- [Prompt] Skipping all pictures, set down the lines of the listing from the first through the one with "samples = list(range(-1, 181))".

- [Data block]
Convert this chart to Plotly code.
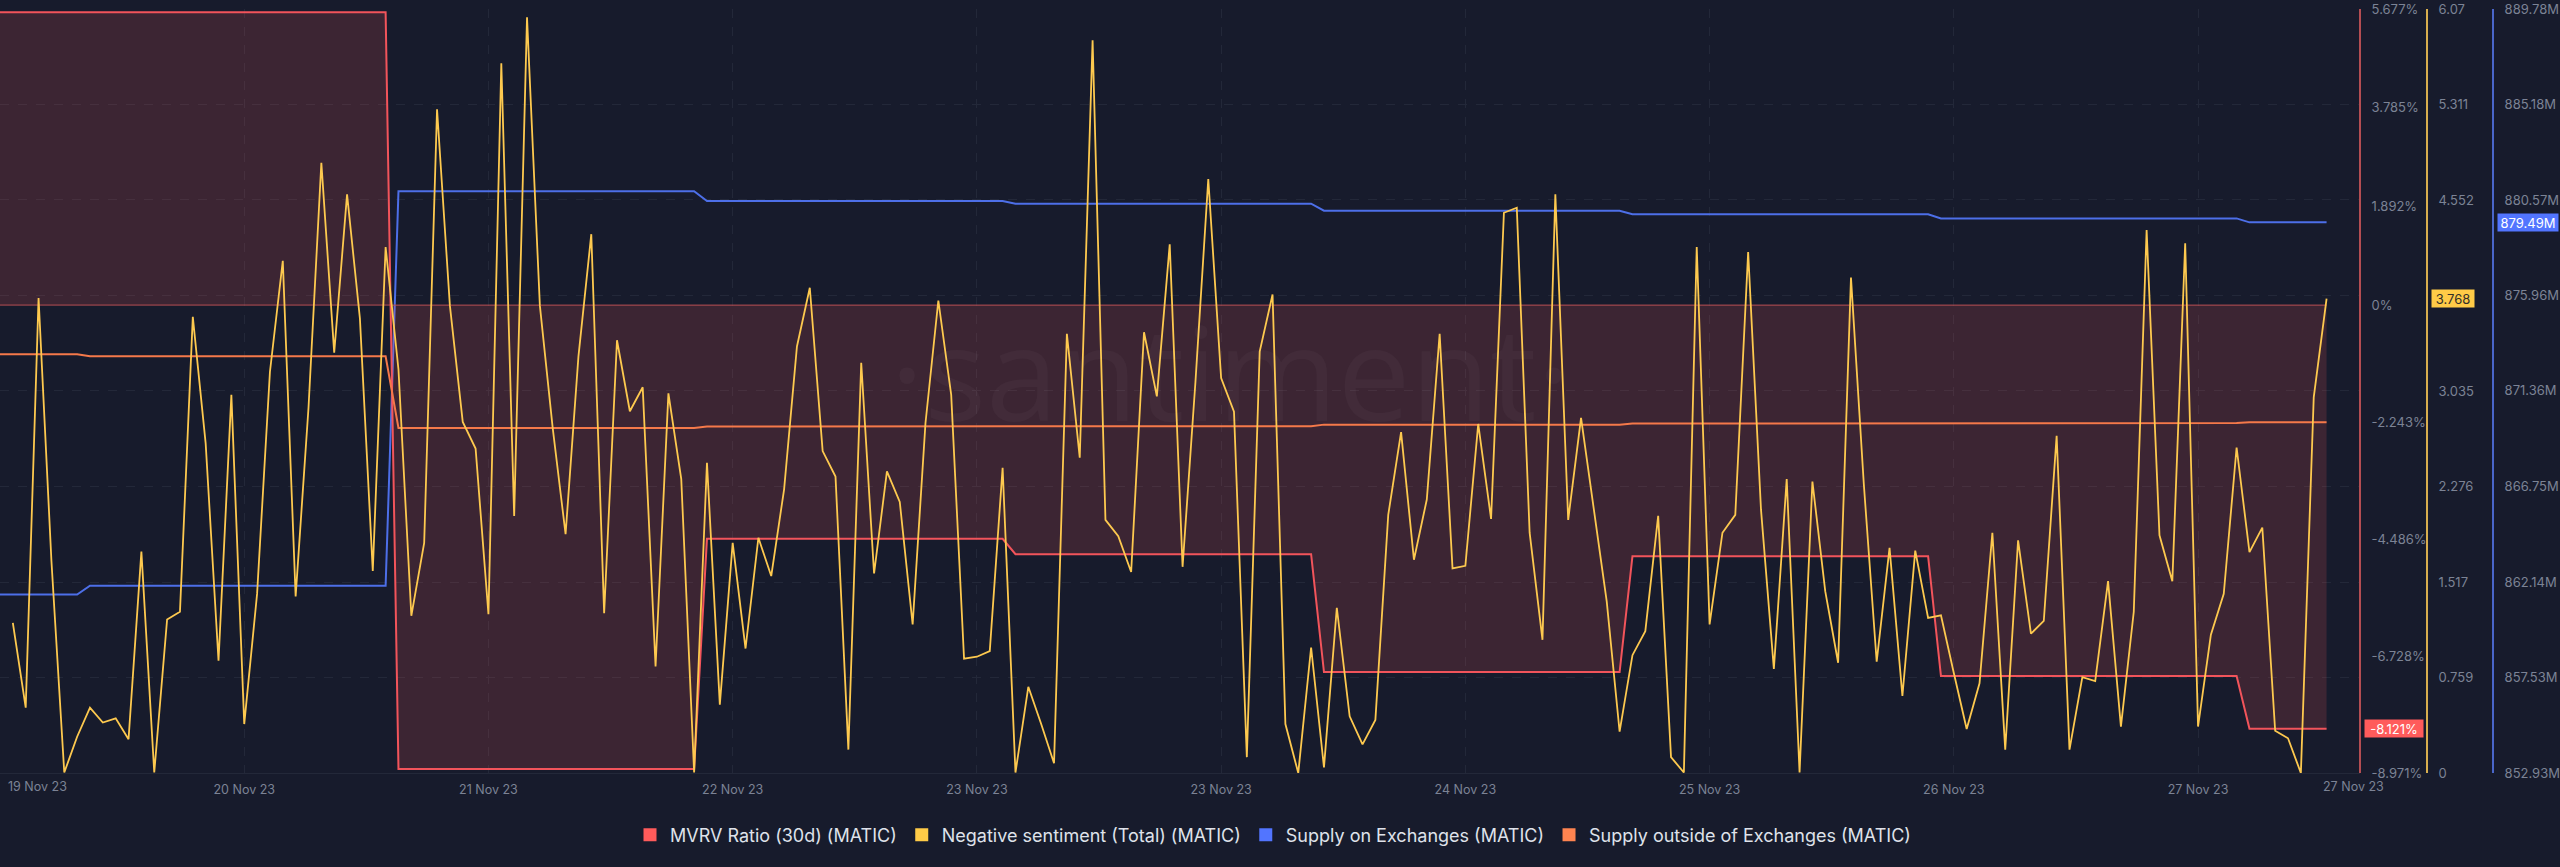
import plotly.graph_objects as go

# samples (first slot has no sentiment reading, the other series start one step earlier)
samples = list(range(-1, 181))

negative_sentiment = [
    None,
    1.192, 0.519, 3.774, 1.686, 0.004, 0.288, 0.519, 0.401, 0.434, 0.268,
    1.759, 0.004, 1.220, 1.281, 3.624, 2.619, 0.892, 3.004, 0.389, 1.423,
    3.186, 4.070, 1.403, 2.902, 4.848, 3.340, 4.597, 3.612, 1.605, 4.179,
    3.206, 1.249, 1.828, 5.274, 3.713, 2.789, 2.578, 1.261, 5.639, 2.043,
    6.004, 3.713, 2.740, 1.897, 3.308, 4.281, 1.269, 3.438, 2.874, 3.065,
    0.847, 3.016, 2.335, 0.004, 2.465, 0.543, 1.828, 0.989, 1.869, 1.565,
    2.254, 3.389, 3.855, 2.558, 2.355, 0.186, 3.259, 1.585, 2.396, 2.153,
    1.180, 2.781, 3.754, 3.004, 0.908, 0.924, 0.969, 2.424, 0.004, 0.685,
    0.389, 0.077, 3.490, 2.505, 5.821, 2.011, 1.881, 1.597, 3.502, 2.992,
    4.200, 1.638, 3.105, 4.719, 3.138, 2.870, 0.126, 3.348, 3.802, 0.389,
    0.0, 0.997, 0.045, 1.313, 0.450, 0.227, 0.422, 2.051, 2.708, 1.694,
    2.173, 3.490, 1.626, 1.646, 2.773, 2.019, 4.451, 4.491, 1.909, 1.058,
    4.597, 2.011, 2.821, 2.092, 1.362, 0.328, 0.936, 1.127, 2.043, 0.126,
    0.004, 4.179, 1.180, 1.909, 2.051, 4.139, 2.092, 0.827, 2.335, 0.004,
    2.315, 1.443, 0.876, 3.936, 2.294, 0.884, 1.788, 0.612, 1.767, 1.232,
    1.253, 0.795, 0.349, 0.713, 1.909, 0.186, 1.849, 1.107, 1.208, 2.679,
    0.186, 0.762, 0.730, 1.524, 0.369, 1.281, 4.313, 1.889, 1.524, 4.208,
    0.369, 1.099, 1.423, 2.586, 1.755, 1.950, 0.336, 0.276, 0.0, 2.984,
    3.768,
]

mvrv = ([5.616]*31 + [-8.894]*24 + [-4.481]*24 + [-4.775]*24
        + [-7.035]*24 + [-4.814]*24 + [-7.113]*24 + [-8.121]*7)
mvrv_zero = [0]*182

supply_on = ([861.54]*7 + [861.96]*24 + [880.99]*24 + [880.52]*24 + [880.39]*24
             + [880.05]*24 + [879.88]*24 + [879.68]*24 + [879.49]*7)
supply_out = ([9139.5]*7 + [9139.0]*24 + [9120.0]*24 + [9120.4]*24 + [9120.5]*24
              + [9120.9]*24 + [9121.2]*24 + [9121.3]*24 + [9121.5]*7)

date_ticks = [18, 37, 56, 75, 94, 113, 132, 151, 170]
date_labels = ["20 Nov 23", "21 Nov 23", "22 Nov 23", "23 Nov 23", "23 Nov 23",
               "24 Nov 23", "25 Nov 23", "26 Nov 23", "27 Nov 23"]

mvrv_ticks = [5.677, 3.785, 1.892, 0, -2.243, -4.486, -6.728, -8.971]
mvrv_labels = ["5.677%", "3.785%", "1.892%", "0%", "-2.243%", "-4.486%", "-6.728%", "-8.971%"]
sentiment_ticks = [6.07, 5.311, 4.552, 3.793, 3.035, 2.276, 1.517, 0.759, 0]
sentiment_labels = ["6.07", "5.311", "4.552", "", "3.035", "2.276", "1.517", "0.759", "0"]
supply_ticks = [889.78, 885.18, 880.57, 875.96, 871.36, 866.75, 862.14, 857.53, 852.93]
supply_labels = ["889.78M", "885.18M", "880.57M", "875.96M", "871.36M", "866.75M", "862.14M", "857.53M", "852.93M"]

series_names = ["MVRV Ratio (30d) (MATIC)", "Negative sentiment (Total) (MATIC)",
                "Supply on Exchanges (MATIC)", "Supply outside of Exchanges (MATIC)"]

BG = "#171b2c"
GRID = "#232839"
TXT = "#7c8395"
RED = "#ff5b5b"
YELLOW = "#ffcb47"
BLUE = "#5275ff"
ORANGE = "#ff8450"
FONT = "Inter"

W, H = 2560, 867
plot_right = 2360 / W
y_dom = [(H - 773) / H, (H - 9) / H]

fig = go.Figure()

# the real lines
fig.add_trace(go.Scatter(x=samples, y=supply_on, yaxis="y", mode="lines",
                         line=dict(color="#4d6fe8", width=2), showlegend=False))
fig.add_trace(go.Scatter(x=samples, y=mvrv_zero, yaxis="y2", mode="lines",
                         line=dict(color="#b34d52", width=1), showlegend=False))
fig.add_trace(go.Scatter(x=samples, y=mvrv, yaxis="y2", mode="lines",
                         line=dict(color="#f2545b", width=2), fill="tozeroy",
                         fillcolor="rgba(255,91,91,0.16)", showlegend=False))
fig.add_trace(go.Scatter(x=samples, y=supply_out, yaxis="y3", mode="lines",
                         line=dict(color="#f5794a", width=2), showlegend=False))
fig.add_trace(go.Scatter(x=samples, y=negative_sentiment, yaxis="y4", mode="lines",
                         line=dict(color="#fdc94f", width=1.8), showlegend=False))

# legend entries with square swatches
for name, color in zip(series_names, [RED, YELLOW, BLUE, ORANGE]):
    fig.add_trace(go.Scatter(x=[None], y=[None], mode="markers", name=name,
                             marker=dict(symbol="square", size=13, color=color)))

x_tick_font = dict(family=FONT, size=12.5, color=TXT)
y_tick_font = dict(family=FONT, size=13, color=TXT)

fig.update_layout(
    width=W, height=H,
    margin=dict(l=0, r=0, t=0, b=0, autoexpand=False),
    paper_bgcolor=BG, plot_bgcolor=BG,
    font=dict(family=FONT, color=TXT),
    showlegend=True,
    legend=dict(orientation="h", x=1273 / W, xanchor="center", y=(H - 835) / H, yanchor="middle",
                font=dict(family=FONT, size=18, color="#dfe2ea"), itemwidth=30,
                bgcolor="rgba(0,0,0,0)"),
    xaxis=dict(domain=[0, plot_right], range=[-1, 182.6], tickmode="array",
               tickvals=date_ticks, ticktext=date_labels, tickfont=x_tick_font,
               showgrid=True, gridcolor=GRID, griddash="dash", gridwidth=1,
               zeroline=False, showline=True, linecolor=GRID, ticks="", ticklabelstandoff=5,
               anchor="y"),
    yaxis=dict(domain=y_dom, range=[852.93, 889.78], anchor="free", position=2493 / W, side="right",
               tickmode="array", tickvals=supply_ticks, ticktext=supply_labels, tickfont=y_tick_font,
               showgrid=True, gridcolor=GRID, griddash="dash", zeroline=False,
               showline=True, linecolor="#4a66c9", linewidth=2, ticks="", ticklabelstandoff=8),
    yaxis2=dict(domain=y_dom, range=[-8.971, 5.677], overlaying="y", anchor="free", position=plot_right,
                side="right", tickmode="array", tickvals=mvrv_ticks, ticktext=mvrv_labels,
                tickfont=y_tick_font, showgrid=False, zeroline=False,
                showline=True, linecolor="#b34d52", linewidth=2, ticks="", ticklabelstandoff=8),
    yaxis3=dict(domain=y_dom, range=[9028.7, 9230.9], overlaying="y", visible=False),
    yaxis4=dict(domain=y_dom, range=[0, 6.07], overlaying="y", anchor="free", position=2427 / W,
                side="right", tickmode="array", tickvals=sentiment_ticks, ticktext=sentiment_labels,
                tickfont=y_tick_font, showgrid=False, zeroline=False,
                showline=True, linecolor="#d8ae4e", linewidth=2, ticks="", ticklabelstandoff=8),
)

# watermark
fig.add_annotation(text="·santiment·", xref="paper", yref="paper", x=1230 / W, y=(H - 370) / H,
                   xanchor="center", yanchor="middle", showarrow=False,
                   font=dict(family="Open Sans", size=130, color="rgba(255,255,255,0.03)"))

# date labels that sit at the edges, no gridline there
for label, px in [("19 Nov 23", 37), ("27 Nov 23", 2353)]:
    fig.add_annotation(text=label, xref="paper", yref="paper", x=px / W, y=(H - 786) / H,
                       xanchor="center", yanchor="middle", showarrow=False, font=x_tick_font)

# last value tags
tags = [("-8.121%", -8.121, "y2", 2364, 58, RED, "#ffffff"),
        ("3.768", 3.768, "y4", 2431, 42, YELLOW, "#33302a"),
        ("879.49M", 879.49, "y", 2497, 60, BLUE, "#ffffff")]
for text, value, yref, px, box_w, bg, fg in tags:
    fig.add_annotation(text=text, xref="paper", yref=yref, x=px / W, y=value, xanchor="left",
                       yanchor="middle", showarrow=False, bgcolor=bg, borderpad=0,
                       width=box_w, height=17, align="center",
                       font=dict(family=FONT, size=13, color=fg))

fig.write_html("out.html", config=dict(displayModeBar=False),
               post_script="document.body.style.margin='0';")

- [Response below]
Convert this chart to Plotly code.
import plotly.graph_objects as go

# samples (first slot has no sentiment reading, the other series start one step earlier)
samples = list(range(-1, 181))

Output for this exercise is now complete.